Shiite militias poured into Iraq’s Anbar province to spearhead the fight to recapture its capital, which was seized by Islamic State in the jihadist group’s biggest victory in the country this year.
Prime Minister Haider al-Abadi ordered the militias to deploy after Sunday’s fall of Ramadi, which lies about 100 kilometers (68 miles) to the west of Baghdad. The city’s capture demonstrated the militants’ resilience to months of U.S.-led airstrikes and Iraqi government efforts to flush them from their strongholds.
Ja’afer al-Hussani, a spokesman for Kitaeb Hezbollah, one of Iraq’s most powerful militias, said the group has sent 4,000 fighters to Anbar. Asaib Ahl al-Haq, another militia, said it has mobilized at least 1,500 men.
The fall of Ramadi was a blow for Abadi, who had vowed to keep control of the city, and for the morale of the nation’s armed forces which had regrouped after disintegrating in the face of last summer’s major Islamic State offensive. The presence of thousands of Shiite militiamen, many of them backed by Iran, in majority Sunni Anbar will fuel concerns over sectarian violence as well as growing Iranian influence in its neighbor.
“More forces is the only solution. Hashd is the only speedy mechanism left,” said Michael Knights, a fellow at the Washington Institute for Near East Policy who specializes in Iraq, using a local name for the militias. Iraq will now have to focus its war against Islamic State in Anbar rather than the long-touted offensive on Mosul, the group’s de facto capital in the country, he said.
“Ramadi is the nail in the coffin for the madcap ‘rush to Mosul’ model: the Anbar-first model now takes precedence by default,” Knights said on Twitter.

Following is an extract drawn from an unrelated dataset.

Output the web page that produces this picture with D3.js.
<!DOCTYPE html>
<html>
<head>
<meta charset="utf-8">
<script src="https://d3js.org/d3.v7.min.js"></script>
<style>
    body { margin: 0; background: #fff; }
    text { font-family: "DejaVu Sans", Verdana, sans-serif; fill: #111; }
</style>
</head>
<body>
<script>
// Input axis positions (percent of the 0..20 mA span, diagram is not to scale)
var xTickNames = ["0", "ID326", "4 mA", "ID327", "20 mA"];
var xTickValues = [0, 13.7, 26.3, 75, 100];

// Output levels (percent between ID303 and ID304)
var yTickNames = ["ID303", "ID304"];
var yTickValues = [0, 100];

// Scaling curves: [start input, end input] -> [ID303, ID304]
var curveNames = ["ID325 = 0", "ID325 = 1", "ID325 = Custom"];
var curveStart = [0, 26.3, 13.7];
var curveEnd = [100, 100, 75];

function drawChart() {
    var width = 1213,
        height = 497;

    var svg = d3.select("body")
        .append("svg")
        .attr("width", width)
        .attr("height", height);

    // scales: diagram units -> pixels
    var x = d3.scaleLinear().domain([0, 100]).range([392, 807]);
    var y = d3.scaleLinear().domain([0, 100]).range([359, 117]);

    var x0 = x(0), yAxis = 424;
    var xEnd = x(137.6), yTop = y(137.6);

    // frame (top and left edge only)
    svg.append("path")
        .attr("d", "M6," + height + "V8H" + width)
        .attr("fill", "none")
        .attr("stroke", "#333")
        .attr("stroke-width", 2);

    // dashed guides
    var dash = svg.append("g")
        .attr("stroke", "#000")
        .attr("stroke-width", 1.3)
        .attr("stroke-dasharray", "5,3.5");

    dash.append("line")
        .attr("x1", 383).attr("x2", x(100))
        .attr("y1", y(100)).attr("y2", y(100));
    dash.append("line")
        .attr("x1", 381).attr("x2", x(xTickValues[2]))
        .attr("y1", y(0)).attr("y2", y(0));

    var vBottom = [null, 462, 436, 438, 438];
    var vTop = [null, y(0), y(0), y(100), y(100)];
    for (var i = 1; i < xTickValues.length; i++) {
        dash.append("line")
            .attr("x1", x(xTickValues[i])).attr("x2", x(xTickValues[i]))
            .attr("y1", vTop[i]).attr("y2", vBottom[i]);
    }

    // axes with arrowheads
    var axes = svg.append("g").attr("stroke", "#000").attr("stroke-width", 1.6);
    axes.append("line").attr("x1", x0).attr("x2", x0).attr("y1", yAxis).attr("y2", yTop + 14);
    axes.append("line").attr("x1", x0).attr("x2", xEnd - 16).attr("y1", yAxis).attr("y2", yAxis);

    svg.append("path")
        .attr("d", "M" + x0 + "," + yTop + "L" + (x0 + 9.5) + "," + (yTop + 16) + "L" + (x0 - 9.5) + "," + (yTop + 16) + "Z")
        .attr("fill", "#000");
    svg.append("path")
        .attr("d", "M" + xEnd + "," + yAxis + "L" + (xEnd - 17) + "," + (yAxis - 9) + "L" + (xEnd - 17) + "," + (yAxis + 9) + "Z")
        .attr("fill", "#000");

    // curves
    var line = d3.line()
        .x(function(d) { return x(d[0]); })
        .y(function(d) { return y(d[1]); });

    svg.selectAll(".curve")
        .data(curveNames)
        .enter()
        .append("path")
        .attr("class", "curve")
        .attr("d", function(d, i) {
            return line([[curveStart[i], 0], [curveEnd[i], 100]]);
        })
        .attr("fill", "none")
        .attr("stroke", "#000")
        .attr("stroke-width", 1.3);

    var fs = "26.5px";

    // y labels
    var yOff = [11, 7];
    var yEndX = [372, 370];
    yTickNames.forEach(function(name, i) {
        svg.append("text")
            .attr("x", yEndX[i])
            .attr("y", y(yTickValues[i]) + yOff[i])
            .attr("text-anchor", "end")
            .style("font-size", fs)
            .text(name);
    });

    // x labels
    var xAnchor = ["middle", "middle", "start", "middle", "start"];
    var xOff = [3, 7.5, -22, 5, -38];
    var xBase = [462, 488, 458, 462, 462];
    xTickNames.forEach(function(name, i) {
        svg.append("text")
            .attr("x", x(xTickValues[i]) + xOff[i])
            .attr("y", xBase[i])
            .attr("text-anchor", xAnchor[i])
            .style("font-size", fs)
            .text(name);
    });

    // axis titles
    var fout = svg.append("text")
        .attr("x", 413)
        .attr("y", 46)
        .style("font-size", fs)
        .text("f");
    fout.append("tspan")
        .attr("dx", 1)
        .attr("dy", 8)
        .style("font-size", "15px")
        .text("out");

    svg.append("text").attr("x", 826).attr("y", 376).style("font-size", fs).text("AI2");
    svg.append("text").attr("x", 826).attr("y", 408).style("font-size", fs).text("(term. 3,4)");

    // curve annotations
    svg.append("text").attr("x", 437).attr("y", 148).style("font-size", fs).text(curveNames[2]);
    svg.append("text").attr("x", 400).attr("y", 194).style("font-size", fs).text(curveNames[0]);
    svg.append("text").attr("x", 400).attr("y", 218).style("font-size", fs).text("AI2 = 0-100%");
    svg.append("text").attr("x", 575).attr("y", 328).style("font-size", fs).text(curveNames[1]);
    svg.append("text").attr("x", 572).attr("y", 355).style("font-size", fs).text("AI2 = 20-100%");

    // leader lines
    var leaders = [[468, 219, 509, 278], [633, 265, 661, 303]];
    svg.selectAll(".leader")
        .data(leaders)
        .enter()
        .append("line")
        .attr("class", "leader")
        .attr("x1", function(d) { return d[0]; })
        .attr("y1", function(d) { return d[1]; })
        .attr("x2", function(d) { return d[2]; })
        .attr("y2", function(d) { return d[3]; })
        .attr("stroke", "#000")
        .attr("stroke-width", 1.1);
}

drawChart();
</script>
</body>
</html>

Abadi’s order to send in the militias, and his call for Sunni forces not to flee, came hours after Anbar’s provincial council voted to approve the move. Most of the militiamen were gathering at the Habania Air Base, about 20 kilometers outside Ramadi, as well as near Fallujah
While the militias played a key role in wresting back the northern city of Tikrit from Islamic State in March, the U.S., Iraq’s main military backer, has expressed concern about Iraq relying too heavily on the Shiite forces.
Islamic State now controls most of Anbar, including large parts of the province’s main highway, which runs from the Syrian border to Baghdad and is used by the Iraqi government to move troops and supplies.
While attacks in Baghdad may rise as a result, a full-scale assault on the capital is unlikely, Sajad Jiyad, an Iraq analyst at the Baghdad-based Iraqi Institute for Economic Reform, said by phone.
“I don’t see that happening, Baghdad is too well fortified,” he said. “It’s more about controlling strategic routes.”
The operation to dislodge Islamic State from Ramadi will probably unfold along similar lines to the one that liberated Tikrit, he said.
“We’ll get about two weeks of buildup and then about one month of operations, with U.S. airstrikes, to clear it,” Jiyad said.
The successful operation in Tikrit marked Iraq’s first major victory against Islamic State since it seized Mosul last June. Yet the offensive there also exposed tensions between the militias and the U.S., which insisted on the Shiite forces withdrawing from front-line roles before it agreed to provide air support.
Iran’s deepening involvement in Iraq has also alarmed its Sunni regional rivals, led by Saudi Arabia. In the latest sign of its role in propping up Abadi’s government, Iranian Defense Minister Hossein Dehqan arrived in Baghdad on Monday for talks.
Islamic State militants had been laying siege to Ramadi for more than a year. They forced their way into the city center after detonating six car bombs and burning down a central police station.
In a statement released on social media, the group said it had purged the city and captured its army base, along with tanks and missile launchers left behind as Iraqi forces retreated to Khadliya, to the east of Ramadi.
“The rapid removal of army forces from Ramadi to some extent echoes the catastrophe at Mosul last year and raises serious question about army leadership and competence on the ground,” said Reidar Visser, an Iraq historian. “Despite months of coalition bombing support, the Iraqi army appears unable to consolidate control in Anbar and is very far from even considering a move on Mosul.”